Luxury champagne brand Veuve Clicquot has announced its intentions to use QR labelling in order to provide consumers with more winemaking information on bottles, in part to save current labels from becoming over-cluttered.
Speaking at a tasting of Veuve Clicquot Yellow Label aged in bottles and magnums conference last Tuesday (6th May), the brand said it hoped to provide details of its base blends, dosages and disgorgement dates for all its champagnes using the code, thedrinksbusiness.com reports.
Consumers will be able to scan the code using their smartphone and instantly have access to any of the information they might like to know about that particular bottle, without having to trawl through reams of details in smallprint on the label.
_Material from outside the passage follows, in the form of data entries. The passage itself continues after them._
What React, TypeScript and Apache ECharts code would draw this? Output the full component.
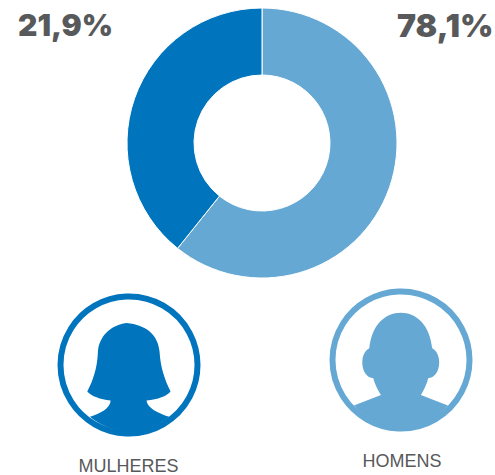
import React, { useEffect, useRef } from "react";
import * as echarts from "echarts";

const sliceNames = ["HOMENS", "MULHERES"];
const sliceValues = [60.75, 39.25];
const sliceColors = ["#66A8D4", "#0075BE"];
const percentLabels = ["21,9%", "78,1%"];
const iconLabels = ["MULHERES", "HOMENS"];

const femaleD =
  "M280 131 L290 129 C 350 135 385 165 389 215 C 392 265 405 300 422 335 C 410 350 385 358 350 362 C 352 385 385 400 418 411 A 185 185 0 0 1 180 411 C 210 402 242 385 242 362 C 210 358 185 350 172 335 C 190 300 202 265 204 215 C 208 170 240 140 280 131 Z";
const maleD =
  "M273 98 C 225 98 185 135 178 205 C 165 212 157 228 157 248 C 157 275 172 295 190 295 C 195 315 205 332 213 345 L 132 377 A 185 185 0 0 0 414 377 L 333 345 C 342 330 350 315 355 295 C 373 295 388 275 388 248 C 388 228 380 212 367 205 C 360 135 320 98 273 98 Z";

echarts.graphic.registerShape("femaleIcon", echarts.graphic.extendPath(femaleD, {}) as any);
echarts.graphic.registerShape("maleIcon", echarts.graphic.extendPath(maleD, {}) as any);

export default function App() {
  const ref = useRef<HTMLDivElement>(null);
  useEffect(() => {
    const chart = echarts.init(ref.current!, undefined, { renderer: "svg" });
    const bigFont = { fontFamily: "Inter", fontWeight: 900, fill: "#58595B" };
    const smallFont = { fontFamily: "Liberation Sans", fontSize: 18, fill: "#58595B" };
    chart.setOption({
      animation: false,
      series: [
        {
          type: "pie",
          center: [262, 143],
          radius: [68, 135],
          startAngle: 90,
          clockwise: true,
          silent: true,
          label: { show: false },
          labelLine: { show: false },
          itemStyle: { borderColor: "#ffffff", borderWidth: 1 },
          data: sliceNames.map((name, i) => ({
            name,
            value: sliceValues[i],
            itemStyle: { color: sliceColors[i] },
          })),
        },
      ],
      graphic: [
        { type: "text", x: 18, y: 10, style: { text: percentLabels[0], fontSize: 30, ...bigFont } },
        { type: "text", x: 397, y: 9, style: { text: percentLabels[1], fontSize: 32, ...bigFont } },
        { type: "circle", shape: { cx: 129, cy: 365, r: 68.5 }, style: { fill: "none", stroke: sliceColors[1], lineWidth: 6 } },
        { type: "femaleIcon", x: 30, y: 280, scaleX: 1 / 3, scaleY: 1 / 3, style: { fill: sliceColors[1] } },
        { type: "circle", shape: { cx: 401, cy: 360, r: 68.5 }, style: { fill: "none", stroke: sliceColors[0], lineWidth: 6 } },
        { type: "maleIcon", x: 310, y: 280, scaleX: 1 / 3, scaleY: 1 / 3, style: { fill: sliceColors[0] } },
        { type: "text", x: 128.5, y: 465.5, style: { text: iconLabels[0], ...smallFont, align: "center", verticalAlign: "middle" } },
        { type: "text", x: 402, y: 461, style: { text: iconLabels[1], ...smallFont, align: "center", verticalAlign: "middle" } },
      ],
    });
    return () => chart.dispose();
  }, []);
  return (
    <div
      ref={ref}
      style={{ position: "absolute", left: 0, top: 0, width: 495, height: 475, background: "#fff" }}
    />
  );
}
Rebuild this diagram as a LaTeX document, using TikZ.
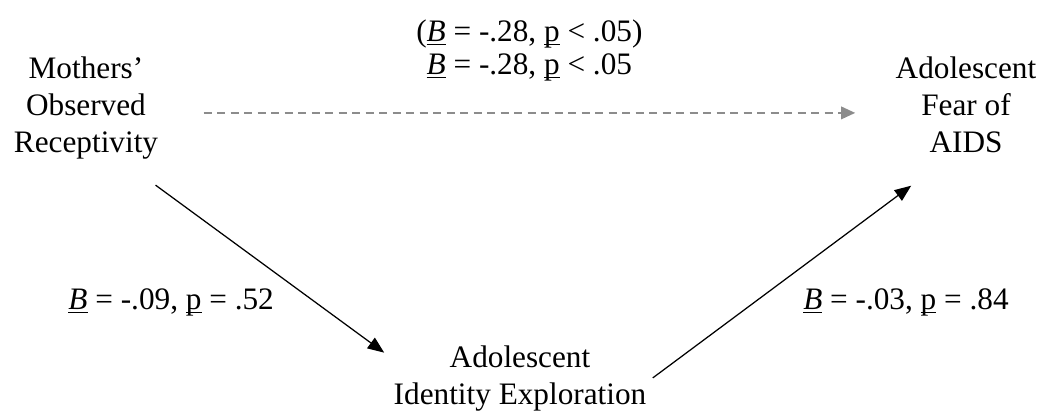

Cyril Brun, senior winemaker for Veuve Clicquot, outlined it was hoped the information would be implemented on bottles of the Cave Privée vintage release later in 2014 and then La Grande Dame and the rest of the brand's offering by 2015.
However, he went on to explain how it has become hindered in its mission due to a legal issue in France, where it is thought children would be able to use the QR indents to gain access inappropriately to information about the range of alcoholic produce.
"There is a good understanding of dosage and disgorgement dates, and a lot of people are now asking for information," explained Mr Brun at the gathering in London earlier this week. "It is the legal issue that is holding us back."
This isn't the only industry looking to capitalise on the benefits of QR codes. One slightly more unique application for them that we have noticed at Fine Cut has been their use for adult playgrounds and outdoor gyms.
By affixing a QR code to the installations, individuals wanting to use these facilities can scan these with their smartphones to learn how they should be using that particular piece of equipment and to receive information about, for example, which muscles of the body it will work and how many reps people should be aiming to do.